◆ Prompt
Leave out the pictures and copy everything else below exactly.

◆ Raw data
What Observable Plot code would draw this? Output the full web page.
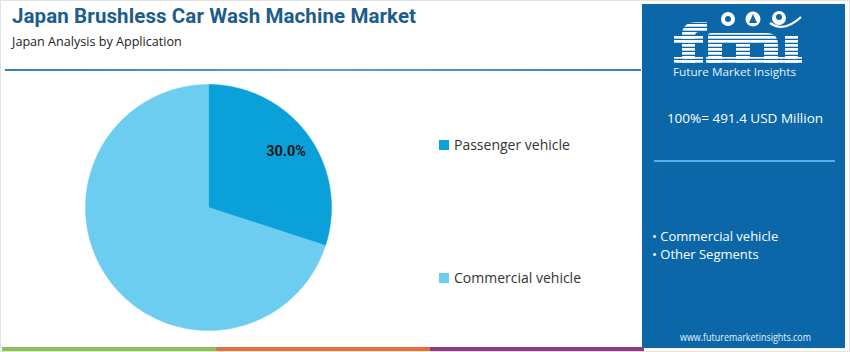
<!DOCTYPE html>
<html><head><meta charset="utf-8">
<script src="https://cdn.jsdelivr.net/npm/d3@7"></script>
<script src="https://cdn.jsdelivr.net/npm/@observablehq/plot@0.6"></script>
<style>
html,body{margin:0;padding:0;background:#fff;}
#wrap{position:relative;width:850px;height:352px;overflow:hidden;font-family:"Open Sans",Roboto,sans-serif;box-sizing:border-box;border:1px solid #e2e2e2;}
.abs{position:absolute;white-space:nowrap;}
#title{left:11px;top:3px;font-size:20.5px;font-weight:700;color:#1b5d8c;font-family:Roboto,"Open Sans",sans-serif;letter-spacing:0.1px;}
#subtitle{left:11px;top:32px;font-size:12.6px;color:#222;}
#rule{left:4px;top:68px;width:636px;height:2px;background:linear-gradient(90deg,#3a7fb5,#5d9fd0,#3a7fb5);}
#panel{left:641px;top:3px;width:203px;height:344px;background:#0b67a8;}
.leg{font-size:14px;color:#333;}
.sw{display:inline-block;width:10px;height:10px;margin-right:5px;vertical-align:0px;}
.bar{top:346px;height:4px;}
</style></head><body>
<div id="wrap">
  <div class="abs" id="title">Japan Brushless Car Wash Machine Market</div>
  <div class="abs" id="subtitle">Japan Analysis by Application</div>
  <div class="abs" id="rule"></div>
  <div class="abs" id="panel"></div>
  <div id="pie" class="abs" style="left:82px;top:81px;"></div>
  <div id="legend"></div>
  <div class="abs bar" style="left:1px;width:214px;background:#8cc05a;"></div>
  <div class="abs bar" style="left:215px;width:214px;background:#e0703c;"></div>
  <div class="abs bar" style="left:429px;width:214px;background:#8b3a86;"></div>
  <div id="side"></div>
</div>
<script>
const categories = ["Passenger vehicle", "Commercial vehicle"];
const shares = [30.0, 70.0];
const colors = ["#0aa0d9", "#6dcdf1"];
const labels = ["30.0%", ""];
const totalText = "100%= 491.4 USD Million";
const panelItems = ["Commercial vehicle", "Other Segments"];

// Build slice outlines from the share values (angles from 12 o'clock, clockwise)
const total = d3.sum(shares);
let start = 0;
const slicePts = [];
const labelPts = [];
shares.forEach((v, i) => {
  const a0 = start / total * 2 * Math.PI;
  const a1 = (start + v) / total * 2 * Math.PI;
  start += v;
  const pts = [{cat: categories[i], x: 0, y: 0}];
  const n = Math.max(2, Math.ceil((a1 - a0) / (Math.PI / 360)));
  for (let k = 0; k <= n; k++) {
    const a = a0 + (a1 - a0) * k / n;
    pts.push({cat: categories[i], x: Math.sin(a), y: Math.cos(a)});
  }
  pts.push({cat: categories[i], x: 0, y: 0});
  slicePts.push(pts);
  const am = (a0 + a1) / 2;
  labelPts.push({text: labels[i], x: 0.78 * Math.sin(am), y: 0.78 * Math.cos(am)});
});

const pie = Plot.plot({
  width: 250, height: 250,
  margin: 2,
  x: {domain: [-1, 1], axis: null},
  y: {domain: [-1, 1], axis: null},
  style: {background: "transparent", overflow: "visible"},
  marks: [
    ...slicePts.map((pts, i) => Plot.line(pts, {x: "x", y: "y", fill: colors[i], stroke: colors[i], strokeWidth: 0.5, curve: "linear"})),
    Plot.text(labelPts.filter(d => d.text), {x: "x", y: "y", text: "text", fontSize: 14.5, fontWeight: 700, fill: "#1a1a1a", fontFamily: "Roboto, sans-serif"})
  ]
});
document.getElementById("pie").appendChild(pie);

// Legend
const legend = document.getElementById("legend");
const legTops = [134, 267];
categories.forEach((c, i) => {
  const d = document.createElement("div");
  d.className = "abs leg";
  d.style.left = "438px";
  d.style.top = legTops[i] + "px";
  d.innerHTML = `<span class="sw" style="background:${colors[i]}"></span>${c}`;
  legend.appendChild(d);
});

// Side panel content
const side = document.getElementById("side");
side.innerHTML = `
<svg class="abs" style="left:641px;top:3px" width="203" height="344">
  <defs>
    <pattern id="stripes" width="4" height="4" patternUnits="userSpaceOnUse">
      <rect width="4" height="2.7" fill="#ffffff"/>
    </pattern>
  </defs>
  <g fill="url(#stripes)">
    <path d="M40 60 V31 Q40 18 55 18 H65 V28 H57 Q53 28 53 32 V60 Z"/>
    <rect x="32" y="32" width="29" height="8"/>
    <rect x="32" y="53" width="29" height="7"/>
    <path d="M66 60 V31 Q66 29 70 29 H124 Q136 29 136 41 V60 H122 V40 H108 V60 H94 V40 H80 V60 Z"/>
    <rect x="64" y="53" width="76" height="7"/>
    <rect x="143" y="31" width="13" height="29"/>
    <rect x="139" y="53" width="21" height="7"/>
  </g>
  <circle cx="86" cy="15" r="7" fill="#fff"/>
  <circle cx="111" cy="15" r="7.5" fill="#fff"/>
  <circle cx="137" cy="14" r="7" fill="#fff"/>
  <circle cx="86" cy="15" r="3" fill="#0b67a8"/>
  <path d="M111 10 l-4 9 h8 z" fill="#0b67a8"/>
  <circle cx="137" cy="13" r="3" fill="#0b67a8"/>
  <path d="M128 19 Q 142 29 159 13" stroke="#fff" stroke-width="2.2" fill="none"/>
  <text x="31" y="72" textLength="123" lengthAdjust="spacingAndGlyphs" font-family="Open Sans, sans-serif" font-size="11.5" fill="#e8f2fb">Future Market Insights</text>
  <text x="103" y="119" text-anchor="middle" font-family="Open Sans, sans-serif" font-size="13.5" fill="#fff">${totalText}</text>
  <line x1="12" y1="157" x2="193" y2="157" stroke="#58aee8" stroke-width="2"/>
  <text x="10" y="237" font-family="Open Sans, sans-serif" font-size="13" fill="#fff">• ${panelItems[0]}</text>
  <text x="10" y="255" font-family="Open Sans, sans-serif" font-size="13" fill="#fff">• ${panelItems[1]}</text>
  <text x="38" y="337" textLength="131" lengthAdjust="spacingAndGlyphs" font-family="Open Sans, sans-serif" font-size="10" fill="#e8f2fb">www.futuremarketinsights.com</text>
</svg>`;
</script>
</body></html>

◆ Solution to this problem
What Observable Plot code would draw this? Output the full web page.
<!DOCTYPE html>
<html><head><meta charset="utf-8">
<script src="https://cdn.jsdelivr.net/npm/d3@7"></script>
<script src="https://cdn.jsdelivr.net/npm/@observablehq/plot@0.6"></script>
<style>
html,body{margin:0;padding:0;background:#fff;}
#wrap{position:relative;width:850px;height:352px;overflow:hidden;font-family:"Open Sans",Roboto,sans-serif;box-sizing:border-box;border:1px solid #e2e2e2;}
.abs{position:absolute;white-space:nowrap;}
#title{left:11px;top:3px;font-size:20.5px;font-weight:700;color:#1b5d8c;font-family:Roboto,"Open Sans",sans-serif;letter-spacing:0.1px;}
#subtitle{left:11px;top:32px;font-size:12.6px;color:#222;}
#rule{left:4px;top:68px;width:636px;height:2px;background:linear-gradient(90deg,#3a7fb5,#5d9fd0,#3a7fb5);}
#panel{left:641px;top:3px;width:203px;height:344px;background:#0b67a8;}
.leg{font-size:14px;color:#333;}
.sw{display:inline-block;width:10px;height:10px;margin-right:5px;vertical-align:0px;}
.bar{top:346px;height:4px;}
</style></head><body>
<div id="wrap">
  <div class="abs" id="title">Japan Brushless Car Wash Machine Market</div>
  <div class="abs" id="subtitle">Japan Analysis by Application</div>
  <div class="abs" id="rule"></div>
  <div class="abs" id="panel"></div>
  <div id="pie" class="abs" style="left:82px;top:81px;"></div>
  <div id="legend"></div>
  <div class="abs bar" style="left:1px;width:214px;background:#8cc05a;"></div>
  <div class="abs bar" style="left:215px;width:214px;background:#e0703c;"></div>
  <div class="abs bar" style="left:429px;width:214px;background:#8b3a86;"></div>
  <div id="side"></div>
</div>
<script>
const categories = ["Passenger vehicle", "Commercial vehicle"];
const shares = [30.0, 70.0];
const colors = ["#0aa0d9", "#6dcdf1"];
const labels = ["30.0%", ""];
const totalText = "100%= 491.4 USD Million";
const panelItems = ["Commercial vehicle", "Other Segments"];

// Build slice outlines from the share values (angles from 12 o'clock, clockwise)
const total = d3.sum(shares);
let start = 0;
const slicePts = [];
const labelPts = [];
shares.forEach((v, i) => {
  const a0 = start / total * 2 * Math.PI;
  const a1 = (start + v) / total * 2 * Math.PI;
  start += v;
  const pts = [{cat: categories[i], x: 0, y: 0}];
  const n = Math.max(2, Math.ceil((a1 - a0) / (Math.PI / 360)));
  for (let k = 0; k <= n; k++) {
    const a = a0 + (a1 - a0) * k / n;
    pts.push({cat: categories[i], x: Math.sin(a), y: Math.cos(a)});
  }
  pts.push({cat: categories[i], x: 0, y: 0});
  slicePts.push(pts);
  const am = (a0 + a1) / 2;
  labelPts.push({text: labels[i], x: 0.78 * Math.sin(am), y: 0.78 * Math.cos(am)});
});

const pie = Plot.plot({
  width: 250, height: 250,
  margin: 2,
  x: {domain: [-1, 1], axis: null},
  y: {domain: [-1, 1], axis: null},
  style: {background: "transparent", overflow: "visible"},
  marks: [
    ...slicePts.map((pts, i) => Plot.line(pts, {x: "x", y: "y", fill: colors[i], stroke: colors[i], strokeWidth: 0.5, curve: "linear"})),
    Plot.text(labelPts.filter(d => d.text), {x: "x", y: "y", text: "text", fontSize: 14.5, fontWeight: 700, fill: "#1a1a1a", fontFamily: "Roboto, sans-serif"})
  ]
});
document.getElementById("pie").appendChild(pie);

// Legend
const legend = document.getElementById("legend");
const legTops = [134, 267];
categories.forEach((c, i) => {
  const d = document.createElement("div");
  d.className = "abs leg";
  d.style.left = "438px";
  d.style.top = legTops[i] + "px";
  d.innerHTML = `<span class="sw" style="background:${colors[i]}"></span>${c}`;
  legend.appendChild(d);
});

// Side panel content
const side = document.getElementById("side");
side.innerHTML = `
<svg class="abs" style="left:641px;top:3px" width="203" height="344">
  <defs>
    <pattern id="stripes" width="4" height="4" patternUnits="userSpaceOnUse">
      <rect width="4" height="2.7" fill="#ffffff"/>
    </pattern>
  </defs>
  <g fill="url(#stripes)">
    <path d="M40 60 V31 Q40 18 55 18 H65 V28 H57 Q53 28 53 32 V60 Z"/>
    <rect x="32" y="32" width="29" height="8"/>
    <rect x="32" y="53" width="29" height="7"/>
    <path d="M66 60 V31 Q66 29 70 29 H124 Q136 29 136 41 V60 H122 V40 H108 V60 H94 V40 H80 V60 Z"/>
    <rect x="64" y="53" width="76" height="7"/>
    <rect x="143" y="31" width="13" height="29"/>
    <rect x="139" y="53" width="21" height="7"/>
  </g>
  <circle cx="86" cy="15" r="7" fill="#fff"/>
  <circle cx="111" cy="15" r="7.5" fill="#fff"/>
  <circle cx="137" cy="14" r="7" fill="#fff"/>
  <circle cx="86" cy="15" r="3" fill="#0b67a8"/>
  <path d="M111 10 l-4 9 h8 z" fill="#0b67a8"/>
  <circle cx="137" cy="13" r="3" fill="#0b67a8"/>
  <path d="M128 19 Q 142 29 159 13" stroke="#fff" stroke-width="2.2" fill="none"/>
  <text x="31" y="72" textLength="123" lengthAdjust="spacingAndGlyphs" font-family="Open Sans, sans-serif" font-size="11.5" fill="#e8f2fb">Future Market Insights</text>
  <text x="103" y="119" text-anchor="middle" font-family="Open Sans, sans-serif" font-size="13.5" fill="#fff">${totalText}</text>
  <line x1="12" y1="157" x2="193" y2="157" stroke="#58aee8" stroke-width="2"/>
  <text x="10" y="237" font-family="Open Sans, sans-serif" font-size="13" fill="#fff">• ${panelItems[0]}</text>
  <text x="10" y="255" font-family="Open Sans, sans-serif" font-size="13" fill="#fff">• ${panelItems[1]}</text>
  <text x="38" y="337" textLength="131" lengthAdjust="spacingAndGlyphs" font-family="Open Sans, sans-serif" font-size="10" fill="#e8f2fb">www.futuremarketinsights.com</text>
</svg>`;
</script>
</body></html>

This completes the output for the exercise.